Entrepreneurship: Refilwe Ledwaba

Refilwe Ledwaba, who has  established the South African Women in Aviation and Aerospace Industry (SAWIA), a non-profit organisation aimed at empowering women in aviation, was awarded for entrepreneurship. Despite many challenges in a career that has traditionally been dominated by men, Ledwaba’s love for aviation has always been her inspiration. She received her commercial helicopter pilot licence in 2005, becoming the first black woman pilot in the South African Police Service. Encouraging other young women to follow their dreams, she said, “I’m really happy that others may also follow this exciting career.”

Extraordinary champions: Nolwazi Pinkie Madlala

Durban born Nolwazi Pinkie Madlala, who received the Extraordinary Champion Award, as well as the Presidential Award, stole the show. Madlala, who lives with a disability, has overcome adversity and is currently working towards a Master of Arts degree in Clinical Psychology. According to the NYDA, Madlala is an inspiration to others “to soar beyond the sky.”

She grew up in Mphophomeni near Howick in KwaZulu-Natal where she not only lost both her parents at the age of 12, but also survived a car accident that killed her sibling and left her with a disability. Despite her disability, Madlala went on to study for a Bachelor of Arts degree in Social Science. She is currently an intern clinical psychologist at 1 Military Hospital in Thaba Tshwane.

Academic excellence: Peter Malati

Peter Malati from Seabe Village in Mpumalanga is a post-doctoral candidate in Chemical Engineering at the University of Cape Town. He runs a Chemistry project in six high schools in Nokaneng Circuit in Mpumalanga, mentoring rural learners in Science and Engineering. Growing up and going to school in a rural area, Peter understands the challenges rural learners face. He managed to beat the odds to reach great heights and is now using his own experiences to inspire rural youth to excel in Science and Maths.

In 2011, the Brightest Young Minds organisation selected him to attend their annual summit as one of South Africa’s brightest young minds representing the brilliance and diversity of our country. Hundred delegates are selected each year on the criteria of innovation, leadership and academic accomplishments.

Health and wellbeing: Ross Mcreath

Ross McReath received this award for running a cricket club for the youth of Nolukhanyo Township in the Eastern Cape. The club gives these youngsters an opportunity to develop their talents and provides access to professional trials. Since many of them are from disadvantaged backgrounds, it also gives them a chance to experience life beyond township boundaries.
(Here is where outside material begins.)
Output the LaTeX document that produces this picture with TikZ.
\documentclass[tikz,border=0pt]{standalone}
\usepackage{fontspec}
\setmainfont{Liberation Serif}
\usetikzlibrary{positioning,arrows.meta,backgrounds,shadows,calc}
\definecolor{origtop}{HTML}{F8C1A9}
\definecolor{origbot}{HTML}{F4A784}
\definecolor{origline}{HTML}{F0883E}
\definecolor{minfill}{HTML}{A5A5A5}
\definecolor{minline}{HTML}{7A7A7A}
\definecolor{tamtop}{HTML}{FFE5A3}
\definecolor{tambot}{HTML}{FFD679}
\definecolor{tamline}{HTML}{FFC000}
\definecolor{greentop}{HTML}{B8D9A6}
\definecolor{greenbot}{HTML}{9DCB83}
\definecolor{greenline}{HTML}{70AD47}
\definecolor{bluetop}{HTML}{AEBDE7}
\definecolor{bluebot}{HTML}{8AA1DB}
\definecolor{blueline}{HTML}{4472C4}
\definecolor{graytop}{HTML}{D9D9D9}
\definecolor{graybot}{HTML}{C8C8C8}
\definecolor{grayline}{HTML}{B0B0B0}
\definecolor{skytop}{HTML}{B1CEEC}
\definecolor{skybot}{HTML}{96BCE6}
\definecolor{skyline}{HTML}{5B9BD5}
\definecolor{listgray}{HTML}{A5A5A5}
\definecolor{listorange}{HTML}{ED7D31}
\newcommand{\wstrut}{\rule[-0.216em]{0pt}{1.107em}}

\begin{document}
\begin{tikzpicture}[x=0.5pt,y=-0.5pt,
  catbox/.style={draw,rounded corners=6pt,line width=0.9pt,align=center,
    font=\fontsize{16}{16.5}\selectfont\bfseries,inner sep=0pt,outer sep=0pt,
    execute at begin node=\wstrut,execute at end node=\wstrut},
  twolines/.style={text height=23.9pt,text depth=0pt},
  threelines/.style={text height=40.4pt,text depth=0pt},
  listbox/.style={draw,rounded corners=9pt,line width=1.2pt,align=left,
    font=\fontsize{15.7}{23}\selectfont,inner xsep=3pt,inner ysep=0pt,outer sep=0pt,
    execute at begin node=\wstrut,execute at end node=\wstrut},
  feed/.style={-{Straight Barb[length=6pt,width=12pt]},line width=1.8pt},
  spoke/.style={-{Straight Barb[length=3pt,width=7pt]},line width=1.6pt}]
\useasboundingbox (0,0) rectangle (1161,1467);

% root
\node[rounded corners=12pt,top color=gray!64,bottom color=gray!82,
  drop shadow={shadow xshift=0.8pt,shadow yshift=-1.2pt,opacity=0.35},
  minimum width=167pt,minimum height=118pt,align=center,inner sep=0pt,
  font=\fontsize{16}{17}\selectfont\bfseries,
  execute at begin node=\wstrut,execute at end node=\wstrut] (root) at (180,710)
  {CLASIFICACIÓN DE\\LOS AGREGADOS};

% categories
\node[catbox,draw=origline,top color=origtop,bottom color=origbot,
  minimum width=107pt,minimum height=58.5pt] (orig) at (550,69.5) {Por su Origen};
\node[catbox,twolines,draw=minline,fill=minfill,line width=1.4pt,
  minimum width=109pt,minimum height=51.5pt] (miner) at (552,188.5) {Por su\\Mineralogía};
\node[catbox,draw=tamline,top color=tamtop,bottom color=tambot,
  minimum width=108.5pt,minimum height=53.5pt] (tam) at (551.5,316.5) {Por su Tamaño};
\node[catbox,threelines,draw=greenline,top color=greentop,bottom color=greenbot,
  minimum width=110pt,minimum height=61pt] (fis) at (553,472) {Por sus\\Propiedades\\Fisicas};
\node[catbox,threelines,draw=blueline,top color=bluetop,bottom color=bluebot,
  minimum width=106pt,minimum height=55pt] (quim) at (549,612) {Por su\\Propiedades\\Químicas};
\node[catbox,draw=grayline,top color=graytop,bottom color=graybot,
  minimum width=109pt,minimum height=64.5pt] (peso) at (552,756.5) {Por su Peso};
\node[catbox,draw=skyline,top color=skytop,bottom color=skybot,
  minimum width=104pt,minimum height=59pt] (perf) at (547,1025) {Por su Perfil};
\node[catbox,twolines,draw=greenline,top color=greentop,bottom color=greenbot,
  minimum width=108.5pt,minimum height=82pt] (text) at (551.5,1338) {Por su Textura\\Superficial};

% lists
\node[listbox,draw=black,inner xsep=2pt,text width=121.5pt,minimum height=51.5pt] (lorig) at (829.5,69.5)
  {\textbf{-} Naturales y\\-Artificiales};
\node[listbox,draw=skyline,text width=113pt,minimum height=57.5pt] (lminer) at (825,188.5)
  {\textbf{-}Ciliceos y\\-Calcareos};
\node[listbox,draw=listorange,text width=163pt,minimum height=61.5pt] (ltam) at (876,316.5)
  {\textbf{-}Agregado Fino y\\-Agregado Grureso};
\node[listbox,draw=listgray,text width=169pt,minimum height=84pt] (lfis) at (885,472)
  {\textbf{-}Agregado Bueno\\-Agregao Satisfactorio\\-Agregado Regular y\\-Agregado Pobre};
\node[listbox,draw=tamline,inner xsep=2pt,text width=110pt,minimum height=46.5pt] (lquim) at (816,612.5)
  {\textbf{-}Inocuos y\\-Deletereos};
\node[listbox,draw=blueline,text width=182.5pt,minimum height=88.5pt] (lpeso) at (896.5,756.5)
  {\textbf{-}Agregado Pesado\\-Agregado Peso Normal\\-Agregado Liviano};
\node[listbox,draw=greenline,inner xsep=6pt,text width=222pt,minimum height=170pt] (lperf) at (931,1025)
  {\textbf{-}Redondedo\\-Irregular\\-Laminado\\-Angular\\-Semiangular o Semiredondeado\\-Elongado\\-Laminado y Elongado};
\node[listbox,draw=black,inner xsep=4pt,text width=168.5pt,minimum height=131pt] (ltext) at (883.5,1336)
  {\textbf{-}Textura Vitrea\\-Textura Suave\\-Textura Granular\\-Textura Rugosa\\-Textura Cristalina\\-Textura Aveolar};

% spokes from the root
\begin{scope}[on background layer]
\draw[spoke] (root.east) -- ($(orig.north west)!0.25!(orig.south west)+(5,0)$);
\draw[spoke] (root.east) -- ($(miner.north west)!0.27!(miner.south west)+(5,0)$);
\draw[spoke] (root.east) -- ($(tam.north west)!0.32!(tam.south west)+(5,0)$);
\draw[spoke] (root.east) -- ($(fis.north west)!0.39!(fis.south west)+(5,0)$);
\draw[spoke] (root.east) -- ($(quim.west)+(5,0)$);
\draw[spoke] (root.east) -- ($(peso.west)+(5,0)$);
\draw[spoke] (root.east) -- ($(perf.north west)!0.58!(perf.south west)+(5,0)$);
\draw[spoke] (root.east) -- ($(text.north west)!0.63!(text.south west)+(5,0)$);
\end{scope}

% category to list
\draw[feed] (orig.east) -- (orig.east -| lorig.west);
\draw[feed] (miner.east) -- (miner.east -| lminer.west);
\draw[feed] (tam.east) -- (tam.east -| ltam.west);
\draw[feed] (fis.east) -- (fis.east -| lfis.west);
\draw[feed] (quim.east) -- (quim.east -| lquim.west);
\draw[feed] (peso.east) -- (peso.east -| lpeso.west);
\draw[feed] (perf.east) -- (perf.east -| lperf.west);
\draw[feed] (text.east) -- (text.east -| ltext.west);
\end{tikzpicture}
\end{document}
Social cohesion: Lebogang Bogopane

This award went to Lebogang Bogopane who was born North West. Lebogang makes a difference in the lives of many people as a volunteer at a 24-hour centre for abused and abandoned children and women. She not only counsels the victims, but cooks for them, feeds them and helps to bathe them. When necessary, she also refers them to relevant professionals for further assistance.